**Stated task**
Write out exactly the lines that run from the line containing "Recreate this image" through the line containing "at (6.0, -1.0)"; both end lines belong to the answer.

═══ Task data

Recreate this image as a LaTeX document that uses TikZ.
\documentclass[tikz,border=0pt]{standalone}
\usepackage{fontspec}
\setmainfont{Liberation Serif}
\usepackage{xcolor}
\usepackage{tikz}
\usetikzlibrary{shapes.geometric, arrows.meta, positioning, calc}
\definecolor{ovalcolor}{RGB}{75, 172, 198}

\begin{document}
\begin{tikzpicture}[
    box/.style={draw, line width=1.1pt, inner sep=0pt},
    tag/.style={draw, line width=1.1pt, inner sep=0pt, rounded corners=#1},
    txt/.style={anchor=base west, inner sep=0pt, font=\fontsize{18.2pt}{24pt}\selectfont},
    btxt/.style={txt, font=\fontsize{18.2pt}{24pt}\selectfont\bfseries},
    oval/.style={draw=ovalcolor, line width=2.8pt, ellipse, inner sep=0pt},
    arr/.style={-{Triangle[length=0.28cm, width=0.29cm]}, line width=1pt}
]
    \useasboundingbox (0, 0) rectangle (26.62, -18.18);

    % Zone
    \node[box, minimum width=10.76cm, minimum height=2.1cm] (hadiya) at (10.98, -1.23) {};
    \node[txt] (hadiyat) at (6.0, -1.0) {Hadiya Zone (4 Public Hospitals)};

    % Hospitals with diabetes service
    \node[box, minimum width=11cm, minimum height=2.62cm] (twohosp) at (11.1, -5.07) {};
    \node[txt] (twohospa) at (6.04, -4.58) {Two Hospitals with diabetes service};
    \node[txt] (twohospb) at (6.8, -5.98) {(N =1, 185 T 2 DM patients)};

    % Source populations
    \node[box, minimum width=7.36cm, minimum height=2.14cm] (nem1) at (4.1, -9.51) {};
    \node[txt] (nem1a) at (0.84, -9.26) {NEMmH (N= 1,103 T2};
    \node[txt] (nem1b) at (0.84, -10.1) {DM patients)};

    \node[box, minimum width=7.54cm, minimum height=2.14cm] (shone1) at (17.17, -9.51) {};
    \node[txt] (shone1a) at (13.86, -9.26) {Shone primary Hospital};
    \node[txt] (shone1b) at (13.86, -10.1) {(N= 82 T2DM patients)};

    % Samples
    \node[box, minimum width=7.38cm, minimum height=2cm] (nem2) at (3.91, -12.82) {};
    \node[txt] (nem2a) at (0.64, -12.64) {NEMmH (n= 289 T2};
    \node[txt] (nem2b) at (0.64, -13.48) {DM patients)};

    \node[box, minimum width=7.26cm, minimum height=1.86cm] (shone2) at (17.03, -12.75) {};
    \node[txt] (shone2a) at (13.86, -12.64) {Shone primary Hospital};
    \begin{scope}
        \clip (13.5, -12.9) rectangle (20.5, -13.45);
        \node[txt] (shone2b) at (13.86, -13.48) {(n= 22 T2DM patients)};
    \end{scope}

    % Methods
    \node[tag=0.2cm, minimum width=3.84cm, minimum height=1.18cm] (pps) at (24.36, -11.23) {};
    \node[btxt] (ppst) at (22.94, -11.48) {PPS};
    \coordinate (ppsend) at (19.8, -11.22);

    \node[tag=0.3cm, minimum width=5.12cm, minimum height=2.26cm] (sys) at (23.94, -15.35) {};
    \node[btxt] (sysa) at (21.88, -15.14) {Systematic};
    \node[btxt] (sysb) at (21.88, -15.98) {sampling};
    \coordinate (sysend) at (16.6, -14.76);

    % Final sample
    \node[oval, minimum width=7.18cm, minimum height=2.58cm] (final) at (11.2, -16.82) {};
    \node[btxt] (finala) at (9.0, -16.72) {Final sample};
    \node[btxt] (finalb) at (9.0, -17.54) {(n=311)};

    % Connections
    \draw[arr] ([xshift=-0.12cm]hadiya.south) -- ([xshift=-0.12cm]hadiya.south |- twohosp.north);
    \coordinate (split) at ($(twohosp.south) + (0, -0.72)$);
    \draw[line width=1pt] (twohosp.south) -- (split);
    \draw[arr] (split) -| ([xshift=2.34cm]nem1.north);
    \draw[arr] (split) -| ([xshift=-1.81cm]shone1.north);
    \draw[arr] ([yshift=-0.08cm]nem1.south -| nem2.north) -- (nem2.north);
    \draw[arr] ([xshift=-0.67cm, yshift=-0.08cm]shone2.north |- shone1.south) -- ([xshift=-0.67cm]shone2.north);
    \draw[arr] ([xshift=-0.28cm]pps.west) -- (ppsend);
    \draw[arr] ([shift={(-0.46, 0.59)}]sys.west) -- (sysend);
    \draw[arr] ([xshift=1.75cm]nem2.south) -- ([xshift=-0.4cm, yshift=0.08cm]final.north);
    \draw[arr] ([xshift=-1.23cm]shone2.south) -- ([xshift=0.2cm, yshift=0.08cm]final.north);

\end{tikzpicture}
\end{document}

══════
═══ Task data

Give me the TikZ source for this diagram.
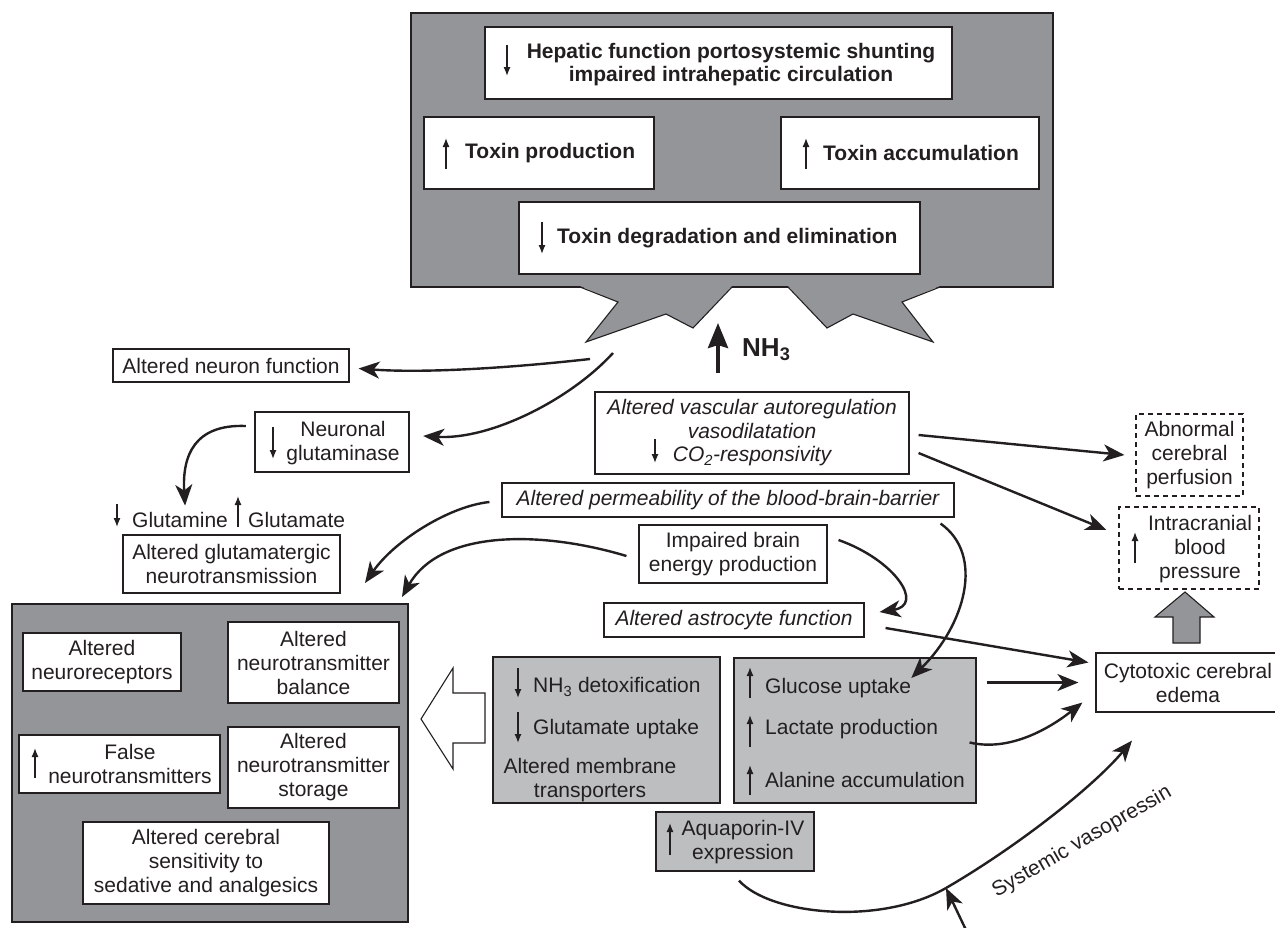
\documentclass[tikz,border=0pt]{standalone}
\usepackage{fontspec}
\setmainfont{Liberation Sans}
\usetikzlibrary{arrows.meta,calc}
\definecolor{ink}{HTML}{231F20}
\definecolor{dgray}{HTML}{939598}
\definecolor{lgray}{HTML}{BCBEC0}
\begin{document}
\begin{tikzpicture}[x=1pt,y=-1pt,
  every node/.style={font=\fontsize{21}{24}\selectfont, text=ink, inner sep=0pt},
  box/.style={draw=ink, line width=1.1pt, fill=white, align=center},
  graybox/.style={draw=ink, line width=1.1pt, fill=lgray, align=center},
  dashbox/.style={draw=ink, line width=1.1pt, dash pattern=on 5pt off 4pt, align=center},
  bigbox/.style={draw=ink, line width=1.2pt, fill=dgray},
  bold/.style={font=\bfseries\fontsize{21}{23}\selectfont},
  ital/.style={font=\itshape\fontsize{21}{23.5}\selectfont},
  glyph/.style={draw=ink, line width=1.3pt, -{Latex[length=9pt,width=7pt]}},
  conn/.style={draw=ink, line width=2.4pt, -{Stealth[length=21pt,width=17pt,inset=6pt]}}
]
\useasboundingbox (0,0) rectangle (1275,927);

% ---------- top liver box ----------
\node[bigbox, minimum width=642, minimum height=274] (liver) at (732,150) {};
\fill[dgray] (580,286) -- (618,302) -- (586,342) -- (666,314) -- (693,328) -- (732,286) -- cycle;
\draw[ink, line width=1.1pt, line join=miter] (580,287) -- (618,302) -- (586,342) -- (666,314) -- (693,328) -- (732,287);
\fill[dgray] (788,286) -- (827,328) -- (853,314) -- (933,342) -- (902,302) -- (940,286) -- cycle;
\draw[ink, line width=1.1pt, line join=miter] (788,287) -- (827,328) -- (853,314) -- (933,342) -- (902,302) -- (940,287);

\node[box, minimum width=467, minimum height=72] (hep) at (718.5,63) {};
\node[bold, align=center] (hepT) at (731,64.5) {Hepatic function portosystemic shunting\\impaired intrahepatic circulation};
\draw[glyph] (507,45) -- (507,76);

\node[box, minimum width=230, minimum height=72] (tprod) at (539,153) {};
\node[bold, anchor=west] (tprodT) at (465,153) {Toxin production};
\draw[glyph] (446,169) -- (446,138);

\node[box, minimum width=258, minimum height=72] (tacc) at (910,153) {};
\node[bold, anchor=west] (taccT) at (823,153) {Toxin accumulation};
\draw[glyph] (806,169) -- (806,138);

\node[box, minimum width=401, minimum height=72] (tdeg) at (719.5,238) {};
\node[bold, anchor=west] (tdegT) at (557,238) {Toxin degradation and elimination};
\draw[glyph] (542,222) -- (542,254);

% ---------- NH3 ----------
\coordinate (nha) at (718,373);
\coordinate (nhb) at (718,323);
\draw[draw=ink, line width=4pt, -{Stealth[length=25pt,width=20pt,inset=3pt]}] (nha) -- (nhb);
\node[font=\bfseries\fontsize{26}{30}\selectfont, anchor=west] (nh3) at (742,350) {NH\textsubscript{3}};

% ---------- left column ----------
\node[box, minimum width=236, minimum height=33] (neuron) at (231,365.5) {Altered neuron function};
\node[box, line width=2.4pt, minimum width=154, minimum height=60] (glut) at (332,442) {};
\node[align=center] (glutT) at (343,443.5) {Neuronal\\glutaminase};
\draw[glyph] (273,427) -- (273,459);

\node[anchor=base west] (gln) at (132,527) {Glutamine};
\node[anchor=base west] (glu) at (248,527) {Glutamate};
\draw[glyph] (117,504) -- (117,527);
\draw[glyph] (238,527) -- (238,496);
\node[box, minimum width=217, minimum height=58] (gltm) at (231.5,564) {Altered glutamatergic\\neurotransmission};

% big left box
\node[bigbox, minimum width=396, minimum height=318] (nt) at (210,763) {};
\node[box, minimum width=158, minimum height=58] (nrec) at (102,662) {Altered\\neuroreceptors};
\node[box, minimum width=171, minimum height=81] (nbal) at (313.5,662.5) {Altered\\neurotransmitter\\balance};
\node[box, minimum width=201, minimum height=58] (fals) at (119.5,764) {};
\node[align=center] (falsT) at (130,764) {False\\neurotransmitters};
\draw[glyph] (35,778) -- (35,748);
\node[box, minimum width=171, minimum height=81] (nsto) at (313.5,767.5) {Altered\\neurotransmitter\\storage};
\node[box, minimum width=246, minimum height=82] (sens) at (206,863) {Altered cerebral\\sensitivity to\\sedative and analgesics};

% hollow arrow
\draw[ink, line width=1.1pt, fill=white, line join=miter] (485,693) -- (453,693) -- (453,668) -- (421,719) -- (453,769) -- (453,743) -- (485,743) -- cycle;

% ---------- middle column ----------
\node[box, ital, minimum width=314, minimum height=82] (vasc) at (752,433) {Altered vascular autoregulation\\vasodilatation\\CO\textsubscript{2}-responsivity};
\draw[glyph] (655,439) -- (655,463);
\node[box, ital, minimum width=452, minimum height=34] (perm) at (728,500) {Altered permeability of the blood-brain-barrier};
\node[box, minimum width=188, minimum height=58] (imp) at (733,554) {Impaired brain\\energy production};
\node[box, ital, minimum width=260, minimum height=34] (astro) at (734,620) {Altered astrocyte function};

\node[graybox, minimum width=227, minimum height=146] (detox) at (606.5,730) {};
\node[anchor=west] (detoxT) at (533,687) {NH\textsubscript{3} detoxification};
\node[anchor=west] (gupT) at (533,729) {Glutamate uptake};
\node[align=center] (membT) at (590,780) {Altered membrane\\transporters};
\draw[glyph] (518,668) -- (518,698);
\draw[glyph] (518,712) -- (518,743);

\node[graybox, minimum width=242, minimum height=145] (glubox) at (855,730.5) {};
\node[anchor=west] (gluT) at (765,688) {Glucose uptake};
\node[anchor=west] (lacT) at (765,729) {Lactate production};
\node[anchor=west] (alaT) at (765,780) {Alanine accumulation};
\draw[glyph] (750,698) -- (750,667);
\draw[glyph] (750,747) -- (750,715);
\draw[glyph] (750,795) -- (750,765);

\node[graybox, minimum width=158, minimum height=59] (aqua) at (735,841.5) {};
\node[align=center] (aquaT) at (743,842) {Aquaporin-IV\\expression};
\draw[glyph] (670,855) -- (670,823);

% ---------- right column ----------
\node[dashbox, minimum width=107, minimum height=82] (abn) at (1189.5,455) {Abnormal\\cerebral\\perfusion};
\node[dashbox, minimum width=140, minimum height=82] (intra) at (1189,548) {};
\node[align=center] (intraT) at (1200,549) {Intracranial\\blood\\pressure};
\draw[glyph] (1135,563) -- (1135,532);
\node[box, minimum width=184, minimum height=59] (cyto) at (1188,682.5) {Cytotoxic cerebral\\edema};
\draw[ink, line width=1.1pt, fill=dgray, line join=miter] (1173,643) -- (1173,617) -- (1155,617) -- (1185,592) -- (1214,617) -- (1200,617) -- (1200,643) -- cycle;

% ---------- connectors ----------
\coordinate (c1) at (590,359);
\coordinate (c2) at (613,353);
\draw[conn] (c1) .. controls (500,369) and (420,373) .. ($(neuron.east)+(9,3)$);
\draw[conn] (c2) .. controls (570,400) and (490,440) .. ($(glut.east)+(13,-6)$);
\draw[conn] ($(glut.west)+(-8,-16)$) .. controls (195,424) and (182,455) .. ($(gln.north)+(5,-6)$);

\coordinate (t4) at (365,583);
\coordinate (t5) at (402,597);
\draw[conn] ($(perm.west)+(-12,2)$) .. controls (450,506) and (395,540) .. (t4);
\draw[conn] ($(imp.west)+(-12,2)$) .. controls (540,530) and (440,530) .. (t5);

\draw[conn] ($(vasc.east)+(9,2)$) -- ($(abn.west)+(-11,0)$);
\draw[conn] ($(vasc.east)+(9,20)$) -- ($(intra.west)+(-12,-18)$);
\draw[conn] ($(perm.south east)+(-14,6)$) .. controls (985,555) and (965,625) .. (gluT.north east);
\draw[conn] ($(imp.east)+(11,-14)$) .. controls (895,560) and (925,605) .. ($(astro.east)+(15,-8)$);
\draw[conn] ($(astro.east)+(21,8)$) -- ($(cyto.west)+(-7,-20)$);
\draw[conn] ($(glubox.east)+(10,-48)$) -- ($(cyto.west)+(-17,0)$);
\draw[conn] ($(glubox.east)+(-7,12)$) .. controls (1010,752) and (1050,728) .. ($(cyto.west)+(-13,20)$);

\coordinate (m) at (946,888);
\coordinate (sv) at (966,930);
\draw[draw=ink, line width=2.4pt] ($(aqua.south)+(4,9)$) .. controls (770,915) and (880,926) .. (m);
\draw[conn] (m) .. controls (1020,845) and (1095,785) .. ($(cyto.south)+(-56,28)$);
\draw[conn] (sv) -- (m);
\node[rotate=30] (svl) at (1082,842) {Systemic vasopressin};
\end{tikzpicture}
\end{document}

══════

**Reply to the task**
Recreate this image as a LaTeX document that uses TikZ.
\documentclass[tikz,border=0pt]{standalone}
\usepackage{fontspec}
\setmainfont{Liberation Serif}
\usepackage{xcolor}
\usepackage{tikz}
\usetikzlibrary{shapes.geometric, arrows.meta, positioning, calc}
\definecolor{ovalcolor}{RGB}{75, 172, 198}

\begin{document}
\begin{tikzpicture}[
    box/.style={draw, line width=1.1pt, inner sep=0pt},
    tag/.style={draw, line width=1.1pt, inner sep=0pt, rounded corners=#1},
    txt/.style={anchor=base west, inner sep=0pt, font=\fontsize{18.2pt}{24pt}\selectfont},
    btxt/.style={txt, font=\fontsize{18.2pt}{24pt}\selectfont\bfseries},
    oval/.style={draw=ovalcolor, line width=2.8pt, ellipse, inner sep=0pt},
    arr/.style={-{Triangle[length=0.28cm, width=0.29cm]}, line width=1pt}
]
    \useasboundingbox (0, 0) rectangle (26.62, -18.18);

    % Zone
    \node[box, minimum width=10.76cm, minimum height=2.1cm] (hadiya) at (10.98, -1.23) {};
    \node[txt] (hadiyat) at (6.0, -1.0) {Hadiya Zone (4 Public Hospitals)};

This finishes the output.